Data provided:
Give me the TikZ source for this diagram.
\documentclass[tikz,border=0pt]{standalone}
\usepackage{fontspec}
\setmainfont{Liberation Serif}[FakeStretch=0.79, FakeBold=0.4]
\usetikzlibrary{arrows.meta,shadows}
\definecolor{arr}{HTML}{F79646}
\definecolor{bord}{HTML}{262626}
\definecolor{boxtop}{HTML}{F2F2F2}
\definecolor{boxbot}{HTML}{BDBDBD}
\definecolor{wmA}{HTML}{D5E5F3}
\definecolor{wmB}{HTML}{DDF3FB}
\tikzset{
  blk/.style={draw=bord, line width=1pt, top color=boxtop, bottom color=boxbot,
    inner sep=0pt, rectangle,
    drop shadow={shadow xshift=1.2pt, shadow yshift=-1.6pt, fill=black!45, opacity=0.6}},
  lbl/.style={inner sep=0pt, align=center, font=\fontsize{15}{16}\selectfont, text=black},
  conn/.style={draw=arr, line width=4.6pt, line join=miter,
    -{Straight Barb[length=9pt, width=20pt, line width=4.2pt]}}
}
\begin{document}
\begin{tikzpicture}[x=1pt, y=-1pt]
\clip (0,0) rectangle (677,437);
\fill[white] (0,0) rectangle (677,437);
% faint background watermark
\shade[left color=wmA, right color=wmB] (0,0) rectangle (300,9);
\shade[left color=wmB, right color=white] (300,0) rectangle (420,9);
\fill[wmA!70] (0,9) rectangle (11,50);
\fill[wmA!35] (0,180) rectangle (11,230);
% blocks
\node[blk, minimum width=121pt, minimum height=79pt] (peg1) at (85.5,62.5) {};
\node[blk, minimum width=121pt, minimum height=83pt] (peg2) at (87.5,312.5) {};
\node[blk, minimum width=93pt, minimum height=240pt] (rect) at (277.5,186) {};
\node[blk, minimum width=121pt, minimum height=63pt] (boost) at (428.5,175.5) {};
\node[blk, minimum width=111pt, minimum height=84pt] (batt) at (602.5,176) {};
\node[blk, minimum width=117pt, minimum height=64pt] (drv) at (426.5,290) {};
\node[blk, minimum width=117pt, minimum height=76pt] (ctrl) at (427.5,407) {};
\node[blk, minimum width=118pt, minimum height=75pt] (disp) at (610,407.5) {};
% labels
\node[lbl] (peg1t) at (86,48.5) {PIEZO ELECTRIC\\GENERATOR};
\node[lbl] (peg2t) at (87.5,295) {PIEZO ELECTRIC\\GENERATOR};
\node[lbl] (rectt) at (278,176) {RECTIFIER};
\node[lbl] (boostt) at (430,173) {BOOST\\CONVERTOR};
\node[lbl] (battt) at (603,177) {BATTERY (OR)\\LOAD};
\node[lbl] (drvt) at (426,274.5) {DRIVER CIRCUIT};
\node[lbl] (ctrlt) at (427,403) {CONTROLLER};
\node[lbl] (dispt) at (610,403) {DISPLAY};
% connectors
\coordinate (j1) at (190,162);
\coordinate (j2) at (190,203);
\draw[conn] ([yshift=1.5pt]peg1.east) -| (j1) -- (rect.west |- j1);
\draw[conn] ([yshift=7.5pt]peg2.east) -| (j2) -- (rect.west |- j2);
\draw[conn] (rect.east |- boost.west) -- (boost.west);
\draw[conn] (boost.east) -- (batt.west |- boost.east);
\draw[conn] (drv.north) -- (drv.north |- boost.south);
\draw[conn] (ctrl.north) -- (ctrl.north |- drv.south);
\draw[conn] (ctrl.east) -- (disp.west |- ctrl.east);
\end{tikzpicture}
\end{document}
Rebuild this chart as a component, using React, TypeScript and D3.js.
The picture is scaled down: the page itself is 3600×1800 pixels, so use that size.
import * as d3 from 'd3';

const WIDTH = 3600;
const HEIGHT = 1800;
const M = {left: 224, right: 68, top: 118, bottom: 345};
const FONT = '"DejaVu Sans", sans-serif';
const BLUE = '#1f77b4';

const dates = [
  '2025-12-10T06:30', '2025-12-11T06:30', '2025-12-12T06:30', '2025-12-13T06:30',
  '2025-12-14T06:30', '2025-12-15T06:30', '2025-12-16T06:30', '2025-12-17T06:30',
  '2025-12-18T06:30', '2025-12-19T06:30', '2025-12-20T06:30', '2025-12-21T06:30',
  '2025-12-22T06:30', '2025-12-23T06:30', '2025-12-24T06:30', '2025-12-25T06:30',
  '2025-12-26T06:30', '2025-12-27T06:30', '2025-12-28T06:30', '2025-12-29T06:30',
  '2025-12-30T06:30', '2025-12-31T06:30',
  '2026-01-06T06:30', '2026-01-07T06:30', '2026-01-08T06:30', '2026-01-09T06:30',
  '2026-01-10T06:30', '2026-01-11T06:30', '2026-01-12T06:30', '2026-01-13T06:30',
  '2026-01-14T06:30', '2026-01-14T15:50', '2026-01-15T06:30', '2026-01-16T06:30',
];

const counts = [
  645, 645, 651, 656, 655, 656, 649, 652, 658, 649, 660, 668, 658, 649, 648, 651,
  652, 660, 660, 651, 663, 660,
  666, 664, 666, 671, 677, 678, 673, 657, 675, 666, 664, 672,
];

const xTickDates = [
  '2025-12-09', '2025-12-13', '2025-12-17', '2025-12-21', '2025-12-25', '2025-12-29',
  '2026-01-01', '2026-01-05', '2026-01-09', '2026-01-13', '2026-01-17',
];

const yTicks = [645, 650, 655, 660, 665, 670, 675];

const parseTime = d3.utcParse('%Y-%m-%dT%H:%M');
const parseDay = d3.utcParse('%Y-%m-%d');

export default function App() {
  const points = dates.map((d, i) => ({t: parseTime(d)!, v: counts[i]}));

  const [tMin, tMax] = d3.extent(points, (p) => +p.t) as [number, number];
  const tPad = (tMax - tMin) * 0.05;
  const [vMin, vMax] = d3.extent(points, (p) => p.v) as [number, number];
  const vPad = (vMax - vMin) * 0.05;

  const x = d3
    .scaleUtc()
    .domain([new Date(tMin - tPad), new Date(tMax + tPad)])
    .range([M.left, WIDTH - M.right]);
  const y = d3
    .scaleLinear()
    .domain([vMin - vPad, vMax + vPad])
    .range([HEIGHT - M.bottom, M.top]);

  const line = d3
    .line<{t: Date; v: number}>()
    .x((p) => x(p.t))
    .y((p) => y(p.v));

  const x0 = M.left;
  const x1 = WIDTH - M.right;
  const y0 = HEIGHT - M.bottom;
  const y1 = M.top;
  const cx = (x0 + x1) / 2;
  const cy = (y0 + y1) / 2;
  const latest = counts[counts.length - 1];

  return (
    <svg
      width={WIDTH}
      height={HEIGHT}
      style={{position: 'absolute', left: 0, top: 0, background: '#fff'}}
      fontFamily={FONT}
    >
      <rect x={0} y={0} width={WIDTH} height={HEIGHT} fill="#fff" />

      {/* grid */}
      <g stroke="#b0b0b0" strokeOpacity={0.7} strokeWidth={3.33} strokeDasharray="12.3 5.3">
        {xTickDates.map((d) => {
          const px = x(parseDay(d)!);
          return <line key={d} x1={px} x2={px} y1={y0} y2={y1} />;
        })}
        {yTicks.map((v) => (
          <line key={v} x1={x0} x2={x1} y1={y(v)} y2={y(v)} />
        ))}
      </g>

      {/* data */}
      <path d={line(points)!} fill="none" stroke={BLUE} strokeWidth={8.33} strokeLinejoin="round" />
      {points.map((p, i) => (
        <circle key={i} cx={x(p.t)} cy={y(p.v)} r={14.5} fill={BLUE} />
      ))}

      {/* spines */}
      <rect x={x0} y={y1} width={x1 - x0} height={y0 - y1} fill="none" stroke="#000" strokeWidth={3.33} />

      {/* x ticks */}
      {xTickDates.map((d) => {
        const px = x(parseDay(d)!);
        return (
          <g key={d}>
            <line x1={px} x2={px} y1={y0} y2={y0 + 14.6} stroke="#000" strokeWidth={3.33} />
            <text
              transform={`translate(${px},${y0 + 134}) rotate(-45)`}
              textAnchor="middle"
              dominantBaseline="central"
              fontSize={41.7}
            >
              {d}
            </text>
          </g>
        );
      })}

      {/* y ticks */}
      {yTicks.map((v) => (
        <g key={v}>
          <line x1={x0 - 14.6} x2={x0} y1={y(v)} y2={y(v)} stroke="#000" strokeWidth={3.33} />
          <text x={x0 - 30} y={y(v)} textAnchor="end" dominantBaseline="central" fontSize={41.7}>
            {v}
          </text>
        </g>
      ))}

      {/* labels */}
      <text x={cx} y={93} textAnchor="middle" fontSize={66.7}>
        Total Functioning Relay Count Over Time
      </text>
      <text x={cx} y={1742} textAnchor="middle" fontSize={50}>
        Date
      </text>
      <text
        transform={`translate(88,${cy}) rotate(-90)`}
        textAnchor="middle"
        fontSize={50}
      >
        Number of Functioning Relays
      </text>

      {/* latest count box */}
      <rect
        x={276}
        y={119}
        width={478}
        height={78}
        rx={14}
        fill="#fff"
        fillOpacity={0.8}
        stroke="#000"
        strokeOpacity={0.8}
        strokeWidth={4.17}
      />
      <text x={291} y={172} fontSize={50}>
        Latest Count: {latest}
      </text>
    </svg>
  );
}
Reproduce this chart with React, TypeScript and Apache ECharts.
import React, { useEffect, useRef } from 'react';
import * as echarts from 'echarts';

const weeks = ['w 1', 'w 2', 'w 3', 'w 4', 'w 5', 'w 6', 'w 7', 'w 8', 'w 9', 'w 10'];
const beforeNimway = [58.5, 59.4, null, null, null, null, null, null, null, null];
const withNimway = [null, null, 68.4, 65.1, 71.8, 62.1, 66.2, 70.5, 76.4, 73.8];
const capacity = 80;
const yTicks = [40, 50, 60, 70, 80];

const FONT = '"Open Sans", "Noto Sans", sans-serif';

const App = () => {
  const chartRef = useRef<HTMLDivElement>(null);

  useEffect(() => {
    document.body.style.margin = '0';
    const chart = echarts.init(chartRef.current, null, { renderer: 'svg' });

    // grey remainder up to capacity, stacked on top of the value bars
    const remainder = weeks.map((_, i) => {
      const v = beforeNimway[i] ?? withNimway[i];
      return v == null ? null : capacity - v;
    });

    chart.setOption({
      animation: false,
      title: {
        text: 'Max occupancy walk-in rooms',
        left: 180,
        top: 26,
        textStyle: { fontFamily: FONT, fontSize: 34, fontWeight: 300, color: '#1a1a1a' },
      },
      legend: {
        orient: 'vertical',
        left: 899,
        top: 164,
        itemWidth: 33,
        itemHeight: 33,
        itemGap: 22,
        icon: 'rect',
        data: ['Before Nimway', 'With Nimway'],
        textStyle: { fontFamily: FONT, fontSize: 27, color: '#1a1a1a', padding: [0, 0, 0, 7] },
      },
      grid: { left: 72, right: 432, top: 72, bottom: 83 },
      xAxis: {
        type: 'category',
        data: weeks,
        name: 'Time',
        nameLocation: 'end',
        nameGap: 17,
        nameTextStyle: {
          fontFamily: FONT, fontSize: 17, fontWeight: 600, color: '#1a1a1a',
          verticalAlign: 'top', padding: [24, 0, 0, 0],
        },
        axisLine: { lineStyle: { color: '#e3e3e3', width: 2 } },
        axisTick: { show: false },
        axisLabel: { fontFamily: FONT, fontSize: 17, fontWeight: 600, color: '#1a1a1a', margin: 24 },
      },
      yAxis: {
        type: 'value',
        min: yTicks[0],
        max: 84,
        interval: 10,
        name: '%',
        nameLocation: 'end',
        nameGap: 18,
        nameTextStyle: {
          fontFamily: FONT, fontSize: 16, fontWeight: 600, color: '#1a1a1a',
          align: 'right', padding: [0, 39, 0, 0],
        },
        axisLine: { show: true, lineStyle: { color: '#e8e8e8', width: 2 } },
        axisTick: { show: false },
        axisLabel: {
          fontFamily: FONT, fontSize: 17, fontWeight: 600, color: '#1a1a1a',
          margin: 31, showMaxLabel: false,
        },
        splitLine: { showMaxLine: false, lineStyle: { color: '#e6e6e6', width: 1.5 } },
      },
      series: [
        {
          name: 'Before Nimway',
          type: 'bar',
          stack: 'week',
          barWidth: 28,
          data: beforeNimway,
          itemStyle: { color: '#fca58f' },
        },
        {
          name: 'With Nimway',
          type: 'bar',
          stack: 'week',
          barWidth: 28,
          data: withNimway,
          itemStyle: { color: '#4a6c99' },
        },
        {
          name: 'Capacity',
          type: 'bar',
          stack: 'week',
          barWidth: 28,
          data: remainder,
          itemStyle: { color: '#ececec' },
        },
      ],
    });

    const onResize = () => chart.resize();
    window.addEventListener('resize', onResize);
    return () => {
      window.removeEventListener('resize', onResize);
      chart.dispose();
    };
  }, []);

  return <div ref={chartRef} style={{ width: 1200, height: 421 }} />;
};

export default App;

Problem: Exactly the lines from the one holding "Reproduce this chart" through the one holding "import * as echarts from 'echarts';" should be printed, ends included.

Written response:
Reproduce this chart with React, TypeScript and Apache ECharts.
import React, { useEffect, useRef } from 'react';
import * as echarts from 'echarts';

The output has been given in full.